The inverse is also true: a distributed team often develops better documentation and decision-making systems because they’re forced to. Over time, that can be an advantage. For a founder who previously led GitHub, hiring this way also signals confidence in their own ability to manage remotely. GitHub was fundamentally a distributed company—it pioneered working across locations. That experience likely informed this CTO hire. The founder isn’t worried about geography because they’ve already built at scale with a dispersed team.
Risks and Limitations of This Approach
One persistent risk with international hires at the C-level: visa and immigration complexity. If the CTO is based in India and the startup later requires them to be in the U.S. for board meetings, investor updates, or company events, visa sponsorship becomes a headache. It’s solvable, but it adds friction to an executive role where responsiveness is critical. The best immigration lawyer helps, but it’s not a non-issue. There’s also a cultural risk, though it’s rarely discussed openly. A CTO from India or any non-U.S.
background may have different assumptions about how decisions get made, how conflict is handled, or what kind of behavior is acceptable in meetings. If the executive team hasn’t explicitly aligned on cultural values, mismatches can create friction. This isn’t a reason not to hire internationally—it’s a reason to be intentional about culture onboarding. Finally, there’s a talent retention question. A strong CTO becomes a recruitment magnet—other engineers want to work for someone they respect. If that CTO spends most of their time in India or splits locations frequently, it becomes harder to build that recruiting advantage. It’s manageable, but it matters.

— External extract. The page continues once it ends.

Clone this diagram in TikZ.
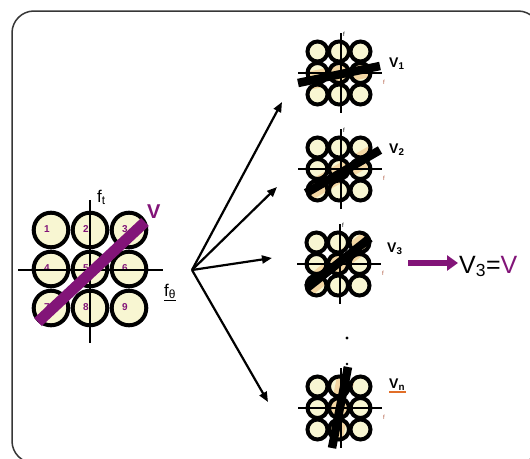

The Broader Pattern in Startup Leadership
This hire is one data point in a larger shift. Venture-backed startups increasingly have non-U.S. born founders, CEOs, and executives. LinkedIn data over the past five years shows a steady rise in international executives in venture-backed startups.
What was once “American talent going international” has reversed—it’s now “global talent going to Silicon Valley and U.S. startups.” For founders, the implication is simple: talent is no longer geographically bounded. If you can recruit someone who has already managed engineering at scale, who has built products or infrastructure that millions of people use, and who understands how to lead in a venture-backed context, it no longer matters whether they went to school in California or India. The startup market is correcting toward merit and away from geography.
What This Means for India’s Tech Ecosystem
The CTO hire also represents a potential loss for India’s own startup ecosystem. When top technical talent takes roles at U.S. startups, it’s capital and experience moving out of the country. India has enough engineering talent that the loss is manageable—India produces roughly two million engineers per year. But it does mean the most ambitious engineers often have stronger incentives to join U.S.
companies than to build in India. That said, this hire is also a signal to other Indian engineers that they can reach CTO-level roles at major U.S. ventures. That’s valuable for recruitment and for the aspirational pull of the Indian tech industry. The best recruitment tool is proof that people like you have succeeded at the highest levels. A well-known startup with a $300 million valuation hiring an India-based CTO is that proof.